Exercise brief:
Would you transcribe the listing that follows, character for character, and omit its images?

Start of Data for processing

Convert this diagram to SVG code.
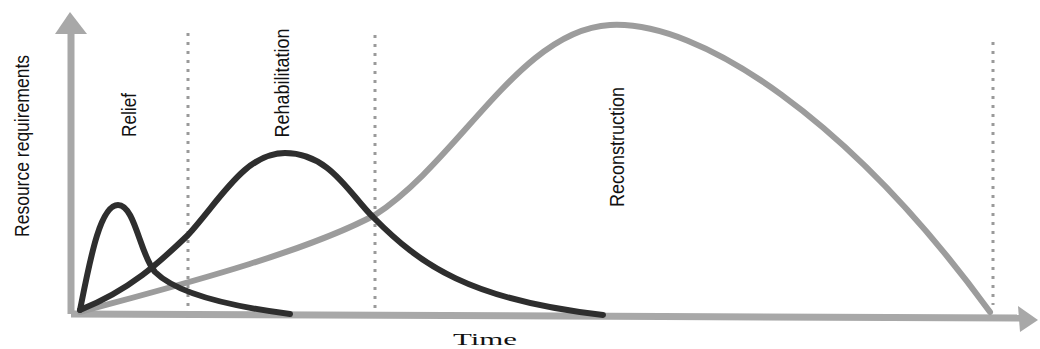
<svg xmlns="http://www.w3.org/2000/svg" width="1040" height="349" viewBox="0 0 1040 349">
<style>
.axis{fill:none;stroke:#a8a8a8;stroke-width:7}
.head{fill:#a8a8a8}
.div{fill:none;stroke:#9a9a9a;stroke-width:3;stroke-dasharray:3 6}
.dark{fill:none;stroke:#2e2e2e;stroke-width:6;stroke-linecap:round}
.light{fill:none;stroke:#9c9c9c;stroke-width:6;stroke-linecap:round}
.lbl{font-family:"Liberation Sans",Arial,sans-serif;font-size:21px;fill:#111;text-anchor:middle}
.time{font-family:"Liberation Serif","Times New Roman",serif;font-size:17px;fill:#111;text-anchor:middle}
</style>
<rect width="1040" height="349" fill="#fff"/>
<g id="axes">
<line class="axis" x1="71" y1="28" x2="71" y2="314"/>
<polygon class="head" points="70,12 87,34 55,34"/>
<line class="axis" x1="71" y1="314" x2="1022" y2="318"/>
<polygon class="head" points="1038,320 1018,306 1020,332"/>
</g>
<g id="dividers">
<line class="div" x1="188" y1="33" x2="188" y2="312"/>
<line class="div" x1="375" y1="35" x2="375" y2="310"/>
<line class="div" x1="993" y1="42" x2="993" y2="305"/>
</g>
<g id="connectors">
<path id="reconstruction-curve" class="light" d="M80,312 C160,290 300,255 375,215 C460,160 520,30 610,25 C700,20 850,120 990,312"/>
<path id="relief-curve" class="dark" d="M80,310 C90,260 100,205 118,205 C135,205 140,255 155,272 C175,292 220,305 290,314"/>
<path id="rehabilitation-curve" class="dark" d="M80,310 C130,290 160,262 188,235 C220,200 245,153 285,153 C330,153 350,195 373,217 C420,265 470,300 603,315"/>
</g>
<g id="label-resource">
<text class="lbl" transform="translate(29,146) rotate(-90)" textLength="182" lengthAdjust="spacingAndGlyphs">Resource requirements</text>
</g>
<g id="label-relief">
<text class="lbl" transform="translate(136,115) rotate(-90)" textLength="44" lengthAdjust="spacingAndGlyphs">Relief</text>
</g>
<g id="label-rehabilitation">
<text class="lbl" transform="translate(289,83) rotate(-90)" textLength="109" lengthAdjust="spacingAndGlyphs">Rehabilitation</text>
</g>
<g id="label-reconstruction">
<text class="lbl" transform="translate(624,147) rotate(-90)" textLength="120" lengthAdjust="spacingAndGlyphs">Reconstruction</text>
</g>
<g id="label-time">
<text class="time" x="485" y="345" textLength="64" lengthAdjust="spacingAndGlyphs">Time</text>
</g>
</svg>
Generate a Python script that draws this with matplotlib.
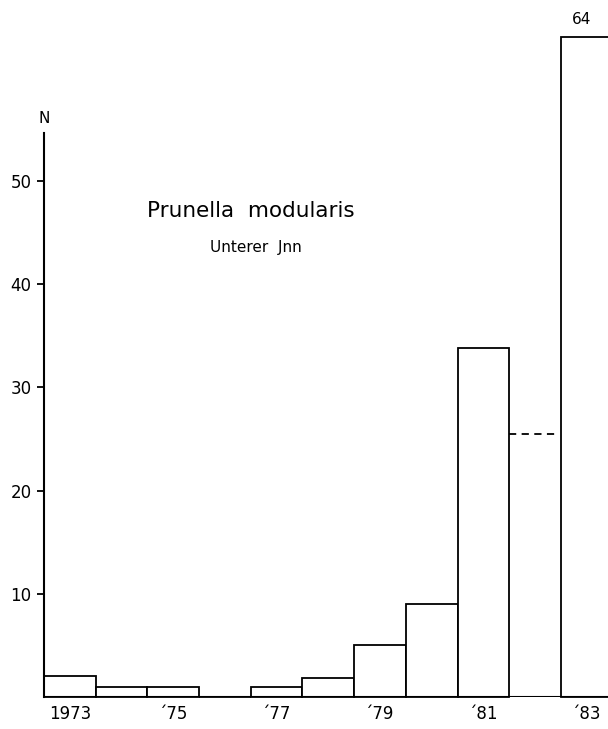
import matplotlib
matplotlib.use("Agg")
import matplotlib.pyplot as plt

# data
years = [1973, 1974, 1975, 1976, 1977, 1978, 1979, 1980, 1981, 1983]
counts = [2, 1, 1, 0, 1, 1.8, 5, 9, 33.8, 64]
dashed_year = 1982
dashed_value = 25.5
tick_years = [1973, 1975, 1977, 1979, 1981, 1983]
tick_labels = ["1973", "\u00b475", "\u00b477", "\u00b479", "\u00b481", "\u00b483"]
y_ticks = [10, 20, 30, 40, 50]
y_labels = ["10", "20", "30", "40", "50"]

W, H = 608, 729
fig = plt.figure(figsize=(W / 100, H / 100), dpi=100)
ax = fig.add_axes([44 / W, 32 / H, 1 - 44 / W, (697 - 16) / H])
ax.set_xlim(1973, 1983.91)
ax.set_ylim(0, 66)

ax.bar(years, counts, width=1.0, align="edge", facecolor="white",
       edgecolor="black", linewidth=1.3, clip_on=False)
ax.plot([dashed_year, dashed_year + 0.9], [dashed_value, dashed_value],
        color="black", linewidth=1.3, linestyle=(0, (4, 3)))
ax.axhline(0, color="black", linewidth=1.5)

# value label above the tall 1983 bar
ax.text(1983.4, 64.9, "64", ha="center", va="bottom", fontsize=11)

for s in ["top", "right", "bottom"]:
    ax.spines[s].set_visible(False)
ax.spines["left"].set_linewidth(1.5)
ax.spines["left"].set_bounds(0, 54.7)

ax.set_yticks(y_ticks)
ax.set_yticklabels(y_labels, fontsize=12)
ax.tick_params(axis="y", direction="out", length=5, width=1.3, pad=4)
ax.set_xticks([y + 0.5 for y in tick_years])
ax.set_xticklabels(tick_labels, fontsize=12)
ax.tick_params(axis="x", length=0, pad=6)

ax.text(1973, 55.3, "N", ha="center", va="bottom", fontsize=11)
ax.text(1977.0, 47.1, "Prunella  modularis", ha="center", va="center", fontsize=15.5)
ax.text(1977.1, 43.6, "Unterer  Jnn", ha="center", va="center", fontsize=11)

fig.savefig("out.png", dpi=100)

End of Data for processing

Completed task:
Convert this diagram to SVG code.
<svg xmlns="http://www.w3.org/2000/svg" width="1040" height="349" viewBox="0 0 1040 349">
<style>
.axis{fill:none;stroke:#a8a8a8;stroke-width:7}
.head{fill:#a8a8a8}
.div{fill:none;stroke:#9a9a9a;stroke-width:3;stroke-dasharray:3 6}
.dark{fill:none;stroke:#2e2e2e;stroke-width:6;stroke-linecap:round}
.light{fill:none;stroke:#9c9c9c;stroke-width:6;stroke-linecap:round}
.lbl{font-family:"Liberation Sans",Arial,sans-serif;font-size:21px;fill:#111;text-anchor:middle}
.time{font-family:"Liberation Serif","Times New Roman",serif;font-size:17px;fill:#111;text-anchor:middle}
</style>
<rect width="1040" height="349" fill="#fff"/>
<g id="axes">
<line class="axis" x1="71" y1="28" x2="71" y2="314"/>
<polygon class="head" points="70,12 87,34 55,34"/>
<line class="axis" x1="71" y1="314" x2="1022" y2="318"/>
<polygon class="head" points="1038,320 1018,306 1020,332"/>
</g>
<g id="dividers">
<line class="div" x1="188" y1="33" x2="188" y2="312"/>
<line class="div" x1="375" y1="35" x2="375" y2="310"/>
<line class="div" x1="993" y1="42" x2="993" y2="305"/>
</g>
<g id="connectors">
<path id="reconstruction-curve" class="light" d="M80,312 C160,290 300,255 375,215 C460,160 520,30 610,25 C700,20 850,120 990,312"/>
<path id="relief-curve" class="dark" d="M80,310 C90,260 100,205 118,205 C135,205 140,255 155,272 C175,292 220,305 290,314"/>
<path id="rehabilitation-curve" class="dark" d="M80,310 C130,290 160,262 188,235 C220,200 245,153 285,153 C330,153 350,195 373,217 C420,265 470,300 603,315"/>
</g>
<g id="label-resource">
<text class="lbl" transform="translate(29,146) rotate(-90)" textLength="182" lengthAdjust="spacingAndGlyphs">Resource requirements</text>
</g>
<g id="label-relief">
<text class="lbl" transform="translate(136,115) rotate(-90)" textLength="44" lengthAdjust="spacingAndGlyphs">Relief</text>
</g>
<g id="label-rehabilitation">
<text class="lbl" transform="translate(289,83) rotate(-90)" textLength="109" lengthAdjust="spacingAndGlyphs">Rehabilitation</text>
</g>
<g id="label-reconstruction">
<text class="lbl" transform="translate(624,147) rotate(-90)" textLength="120" lengthAdjust="spacingAndGlyphs">Reconstruction</text>
</g>
<g id="label-time">
<text class="time" x="485" y="345" textLength="64" lengthAdjust="spacingAndGlyphs">Time</text>
</g>
</svg>
Generate a Python script that draws this with matplotlib.
import matplotlib
matplotlib.use("Agg")
import matplotlib.pyplot as plt

# data
years = [1973, 1974, 1975, 1976, 1977, 1978, 1979, 1980, 1981, 1983]
counts = [2, 1, 1, 0, 1, 1.8, 5, 9, 33.8, 64]
dashed_year = 1982
dashed_value = 25.5
tick_years = [1973, 1975, 1977, 1979, 1981, 1983]
tick_labels = ["1973", "\u00b475", "\u00b477", "\u00b479", "\u00b481", "\u00b483"]
y_ticks = [10, 20, 30, 40, 50]
y_labels = ["10", "20", "30", "40", "50"]

W, H = 608, 729
fig = plt.figure(figsize=(W / 100, H / 100), dpi=100)
ax = fig.add_axes([44 / W, 32 / H, 1 - 44 / W, (697 - 16) / H])
ax.set_xlim(1973, 1983.91)
ax.set_ylim(0, 66)

ax.bar(years, counts, width=1.0, align="edge", facecolor="white",
       edgecolor="black", linewidth=1.3, clip_on=False)
ax.plot([dashed_year, dashed_year + 0.9], [dashed_value, dashed_value],
        color="black", linewidth=1.3, linestyle=(0, (4, 3)))
ax.axhline(0, color="black", linewidth=1.5)

# value label above the tall 1983 bar
ax.text(1983.4, 64.9, "64", ha="center", va="bottom", fontsize=11)

for s in ["top", "right", "bottom"]:
    ax.spines[s].set_visible(False)
ax.spines["left"].set_linewidth(1.5)
ax.spines["left"].set_bounds(0, 54.7)

ax.set_yticks(y_ticks)
ax.set_yticklabels(y_labels, fontsize=12)
ax.tick_params(axis="y", direction="out", length=5, width=1.3, pad=4)
ax.set_xticks([y + 0.5 for y in tick_years])
ax.set_xticklabels(tick_labels, fontsize=12)
ax.tick_params(axis="x", length=0, pad=6)

ax.text(1973, 55.3, "N", ha="center", va="bottom", fontsize=11)
ax.text(1977.0, 47.1, "Prunella  modularis", ha="center", va="center", fontsize=15.5)
ax.text(1977.1, 43.6, "Unterer  Jnn", ha="center", va="center", fontsize=11)

fig.savefig("out.png", dpi=100)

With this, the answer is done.